■ REQUIREMENT: Copy each line below that includes "image".

■ SUPPLIED INFORMATION:
+===+

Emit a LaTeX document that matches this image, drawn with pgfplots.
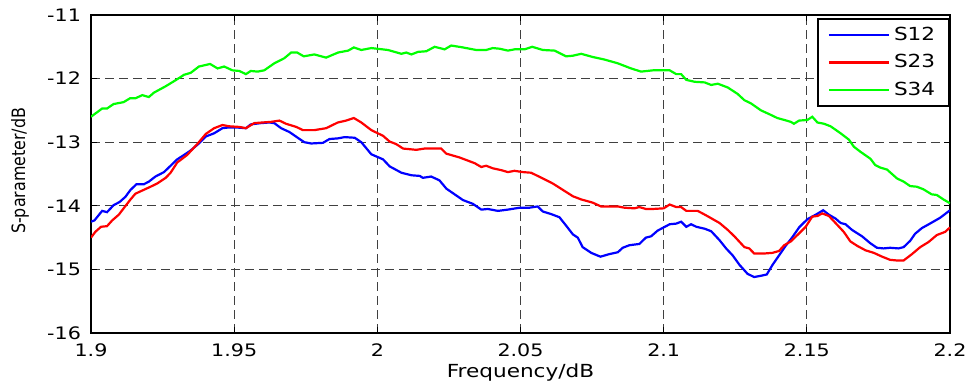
\documentclass[border=0pt]{standalone}
\usepackage{fontspec}
\setmainfont{DejaVu Sans}[FakeStretch=1.2]
\usepackage{graphicx}
\usepackage{pgfplots}
\pgfplotsset{compat=1.18}

\begin{document}
\begin{tikzpicture}
\useasboundingbox (0,0) rectangle (487pt,195pt);
\begin{axis}[
    at={(45.5pt,28.5pt)}, anchor=south west,
    scale only axis,
    width=429.5pt, height=159pt,
    xmin=1.9, xmax=2.2, ymin=-16, ymax=-11,
    xtick={1.9,1.95,2,2.05,2.1,2.15,2.2},
    ytick={-16,-15,-14,-13,-12,-11},
    /pgf/number format/assume math mode=true,
    /pgf/number format/fixed,
    /pgf/number format/precision=2,
    ticklabel style={font=\fontsize{8.6}{10}\selectfont},
    xticklabel style={yshift=-2pt},
    yticklabel style={xshift=-1.5pt},
    tick align=inside,
    major tick length=3pt,
    tick style={black, line width=0.5pt},
    axis line style={black, line width=1pt},
    grid=major,
    major grid style={black!75, line width=0.5pt, dash pattern=on 4.5pt off 2.5pt},
    xlabel={Frequency/dB},
    ylabel={\scalebox{0.72}[1]{S-parameter/dB}},
    xlabel style={font=\fontsize{9}{10}\selectfont, at={(axis description cs:0.5,-0.125)}, anchor=center},
    ylabel style={font=\fontsize{9.2}{10}\selectfont, at={(axis description cs:-0.0827,0.51)}, anchor=center},
    legend style={at={(1,0.99)}, anchor=north east, draw=black, line width=0.8pt,
        font=\fontsize{9}{10}\selectfont, inner xsep=5pt, inner ysep=2pt, row sep=1.5pt},
    legend cell align=left,
    legend image code/.code={\draw[#1, line width=1.1pt] (0pt,0pt) -- (30pt,0pt);},
    every axis plot/.append style={line width=1.1pt},
]
\addplot[blue] coordinates {
(1.9000,-14.25) (1.9012,-14.23) (1.9039,-14.08) (1.9056,-14.10) (1.9079,-13.99) (1.9100,-13.94) (1.9120,-13.86) (1.9138,-13.75) (1.9159,-13.66) (1.9185,-13.66) (1.9202,-13.62) (1.9225,-13.54) (1.9255,-13.47) (1.9278,-13.37) (1.9301,-13.27) (1.9325,-13.20) (1.9348,-13.13) (1.9377,-13.02) (1.9401,-12.91) (1.9430,-12.86) (1.9459,-12.78) (1.9477,-12.77) (1.9512,-12.77) (1.9541,-12.78) (1.9558,-12.72) (1.9593,-12.70) (1.9623,-12.69) (1.9640,-12.70) (1.9664,-12.78) (1.9693,-12.84) (1.9722,-12.93) (1.9745,-13.00) (1.9769,-13.02) (1.9810,-13.01) (1.9833,-12.95) (1.9862,-12.94) (1.9886,-12.92) (1.9921,-12.93) (1.9944,-13.00) (1.9979,-13.19) (2.0020,-13.27) (2.0043,-13.38) (2.0084,-13.48) (2.0119,-13.52) (2.0148,-13.53) (2.0159,-13.56) (2.0188,-13.54) (2.0217,-13.60) (2.0241,-13.73) (2.0270,-13.82) (2.0299,-13.91) (2.0334,-13.97) (2.0363,-14.06) (2.0386,-14.05) (2.0421,-14.08) (2.0456,-14.06) (2.0497,-14.03) (2.0531,-14.03) (2.0560,-14.01) (2.0578,-14.09) (2.0607,-14.13) (2.0636,-14.18) (2.0659,-14.31) (2.0683,-14.45) (2.0700,-14.50) (2.0717,-14.65) (2.0747,-14.74) (2.0779,-14.80) (2.0810,-14.76) (2.0840,-14.73) (2.0857,-14.66) (2.0880,-14.62) (2.0915,-14.60) (2.0938,-14.50) (2.0956,-14.48) (2.0979,-14.39) (2.1000,-14.34) (2.1021,-14.29) (2.1044,-14.28) (2.1061,-14.25) (2.1079,-14.33) (2.1096,-14.29) (2.1114,-14.33) (2.1143,-14.36) (2.1166,-14.40) (2.1195,-14.54) (2.1218,-14.67) (2.1241,-14.78) (2.1265,-14.93) (2.1293,-15.07) (2.1316,-15.12) (2.1340,-15.10) (2.1360,-15.08) (2.1380,-14.93) (2.1403,-14.78) (2.1426,-14.63) (2.1450,-14.49) (2.1473,-14.34) (2.1502,-14.21) (2.1531,-14.14) (2.1557,-14.07) (2.1577,-14.14) (2.1600,-14.20) (2.1618,-14.27) (2.1635,-14.29) (2.1658,-14.38) (2.1693,-14.48) (2.1722,-14.59) (2.1745,-14.66) (2.1768,-14.67) (2.1791,-14.66) (2.1820,-14.67) (2.1838,-14.65) (2.1861,-14.55) (2.1878,-14.44) (2.1902,-14.35) (2.1930,-14.28) (2.1965,-14.19) (2.2000,-14.07)
};
\addlegendentry{S12}
\addplot[red] coordinates {
(1.9000,-14.50) (1.9015,-14.41) (1.9035,-14.33) (1.9056,-14.32) (1.9074,-14.23) (1.9097,-14.14) (1.9114,-14.04) (1.9138,-13.90) (1.9155,-13.81) (1.9179,-13.76) (1.9208,-13.70) (1.9231,-13.65) (1.9261,-13.56) (1.9278,-13.48) (1.9301,-13.32) (1.9336,-13.20) (1.9371,-13.03) (1.9401,-12.87) (1.9430,-12.78) (1.9459,-12.73) (1.9483,-12.75) (1.9518,-12.76) (1.9541,-12.78) (1.9570,-12.70) (1.9599,-12.69) (1.9629,-12.68) (1.9658,-12.66) (1.9681,-12.71) (1.9717,-12.76) (1.9740,-12.81) (1.9780,-12.81) (1.9821,-12.78) (1.9862,-12.69) (1.9891,-12.66) (1.9918,-12.62) (1.9944,-12.69) (1.9979,-12.81) (2.0020,-12.90) (2.0043,-12.99) (2.0066,-13.03) (2.0090,-13.10) (2.0136,-13.12) (2.0165,-13.10) (2.0223,-13.10) (2.0241,-13.18) (2.0287,-13.24) (2.0340,-13.33) (2.0363,-13.39) (2.0380,-13.37) (2.0403,-13.41) (2.0433,-13.44) (2.0456,-13.47) (2.0479,-13.45) (2.0508,-13.47) (2.0537,-13.48) (2.0578,-13.57) (2.0613,-13.65) (2.0648,-13.75) (2.0683,-13.85) (2.0712,-13.90) (2.0752,-13.95) (2.0781,-14.01) (2.0840,-14.01) (2.0863,-14.03) (2.0898,-14.04) (2.0915,-14.02) (2.0938,-14.05) (2.0962,-14.05) (2.1000,-14.04) (2.1021,-13.98) (2.1044,-14.02) (2.1061,-14.02) (2.1079,-14.08) (2.1119,-14.08) (2.1148,-14.15) (2.1195,-14.27) (2.1224,-14.38) (2.1247,-14.48) (2.1282,-14.65) (2.1299,-14.67) (2.1316,-14.75) (2.1351,-14.75) (2.1380,-14.74) (2.1403,-14.71) (2.1421,-14.62) (2.1444,-14.56) (2.1467,-14.46) (2.1496,-14.33) (2.1519,-14.17) (2.1537,-14.16) (2.1554,-14.12) (2.1577,-14.16) (2.1600,-14.27) (2.1629,-14.41) (2.1652,-14.56) (2.1676,-14.63) (2.1705,-14.70) (2.1734,-14.74) (2.1763,-14.80) (2.1791,-14.85) (2.1815,-14.86) (2.1838,-14.86) (2.1867,-14.76) (2.1896,-14.65) (2.1925,-14.57) (2.1954,-14.46) (2.1983,-14.41) (2.2000,-14.34)
};
\addlegendentry{S23}
\addplot[green] coordinates {
(1.9000,-12.60) (1.9015,-12.55) (1.9039,-12.47) (1.9056,-12.47) (1.9079,-12.40) (1.9114,-12.37) (1.9136,-12.31) (1.9155,-12.31) (1.9179,-12.26) (1.9202,-12.29) (1.9220,-12.22) (1.9261,-12.12) (1.9301,-12.01) (1.9325,-11.94) (1.9348,-11.91) (1.9377,-11.81) (1.9416,-11.77) (1.9442,-11.84) (1.9465,-11.81) (1.9494,-11.87) (1.9518,-11.88) (1.9541,-11.93) (1.9558,-11.88) (1.9582,-11.89) (1.9605,-11.87) (1.9640,-11.76) (1.9675,-11.68) (1.9699,-11.59) (1.9720,-11.59) (1.9743,-11.65) (1.9780,-11.62) (1.9821,-11.67) (1.9863,-11.59) (1.9898,-11.56) (1.9918,-11.51) (1.9944,-11.55) (1.9979,-11.52) (2.0037,-11.55) (2.0084,-11.61) (2.0101,-11.59) (2.0119,-11.62) (2.0142,-11.58) (2.0171,-11.57) (2.0200,-11.50) (2.0235,-11.54) (2.0258,-11.48) (2.0299,-11.51) (2.0345,-11.55) (2.0380,-11.55) (2.0403,-11.52) (2.0427,-11.53) (2.0456,-11.56) (2.0479,-11.54) (2.0514,-11.54) (2.0541,-11.50) (2.0578,-11.55) (2.0619,-11.56) (2.0659,-11.65) (2.0683,-11.64) (2.0712,-11.61) (2.0752,-11.66) (2.0793,-11.70) (2.0840,-11.76) (2.0886,-11.84) (2.0921,-11.89) (2.0963,-11.87) (2.1021,-11.87) (2.1044,-11.93) (2.1061,-11.93) (2.1079,-12.02) (2.1108,-12.05) (2.1143,-12.06) (2.1166,-12.10) (2.1189,-12.08) (2.1224,-12.14) (2.1258,-12.24) (2.1282,-12.34) (2.1305,-12.39) (2.1340,-12.50) (2.1374,-12.57) (2.1397,-12.62) (2.1421,-12.65) (2.1444,-12.68) (2.1455,-12.71) (2.1473,-12.66) (2.1502,-12.65) (2.1519,-12.60) (2.1537,-12.69) (2.1560,-12.71) (2.1583,-12.75) (2.1618,-12.86) (2.1647,-12.96) (2.1664,-13.07) (2.1687,-13.15) (2.1722,-13.26) (2.1739,-13.36) (2.1757,-13.40) (2.1780,-13.43) (2.1815,-13.57) (2.1838,-13.62) (2.1861,-13.69) (2.1884,-13.70) (2.1907,-13.74) (2.1936,-13.82) (2.1954,-13.83) (2.1977,-13.90) (2.2000,-13.96)
};
\addlegendentry{S34}
\end{axis}
\end{tikzpicture}
\end{document}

+===+

■ RIGHT ANSWER:
Emit a LaTeX document that matches this image, drawn with pgfplots.
    legend image code/.code={\draw[#1, line width=1.1pt] (0pt,0pt) -- (30pt,0pt);},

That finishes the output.